1. This site uses cookies. By continuing to use this site, you are agreeing to our use of cookies. Learn More.

Degreeing in your camshafts

Discussion in 'Engine Building' started by se93, Jul 4, 2003.

  1. se93

    se93 Junior Member

    Likes Received:
    Jul 4, 2003
    Hi guys:
    My H22A engine is on the engine stand (finally!!!!) waiting for installation. I was curious to ask if anyone else has degreed their cams with the engine out of the car? Now that i have the engine out of the car, i would really like to take the opportunity to get this done and have the camshafts degreed at an optimal point. Of course i am fully aware and will be ready to do some dyno tuning and put into use the camgears for fine-tuning.
    For basic knowledge and information regarding how to degree your cams, here is a page from Webcams website that briefly explains the procedure:


    Well, now here is the situation. Here is my engine setup:

    1995 JDM H22A with:

    JUN cams, valvesprings,retainers and cam gears
    Port/polish, stainless steel valves, multi-angle valve job
    Accord Type R throttle body
    Accord Euro R intake manifold
    AEM fuel rail, FPR, 3 inch diameter cold air intake
    Mugen Thermostat/fan switch
    Accord Type R transmission
    Prodrive 4.714 Final drive gear set
    JUN flywheel, ACT HD p/p, street disc
    Greddy Stainless steel header
    2.5 inch custom exhaust
    PE Timing belt
    Prodrive oil pump gear
    Prelude Type S pistons
    Hondata S200
    Hondata heatshield gasket
    Block internals fully balanced

    The engine has all brand new honda OEM parts and has yet to be started. Basically a brand new engine awaiting proper break-in. Can't wait to get it started!!

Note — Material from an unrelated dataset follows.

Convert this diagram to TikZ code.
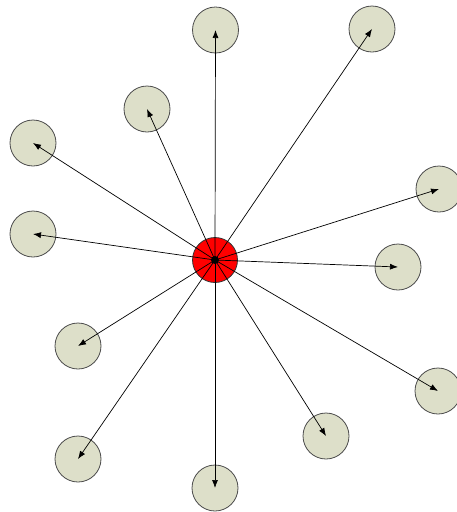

    Here is what JUN says is the general guideline for installation:

    These are basic factory camshaft installation settings by the way.

    Primary Camshaft lobe:
    Intake (After TDC) 110 degrees
    Exhaust (Before TDC) 110 degrees

    "When the center degree is adjusted to these numbers using the primary lobe, the center degree of the VTEC lobe becomes Intake 100 degrees and the Exhaust 100 degrees. "

    Please note that when degreeing the DOHC vtec cams, it is required and extremely important (you confirm proper valve clearance with vtec engaged and thus ensure you don't ruin your engine) that the vtec lobe be set so that it is in position as if vtec were engaging.

    My question is, has anyone done this and obtained a more efficient base setting for the intake/exhaust vtec lobe? I have heard that setting the intake vtec lobe at 100 degrees is normal and used on most honda/acura DOHC VTEC engines, but on the exhaust side it is very unusual to set vtec lobe at 100 degrees.

    What baseline figures have been obtained from anyone who has done this? I would appreciate any input into this matter. Input can be from either B/H series vtecs with JUN cams or any other aftermarket high-performance camshafts.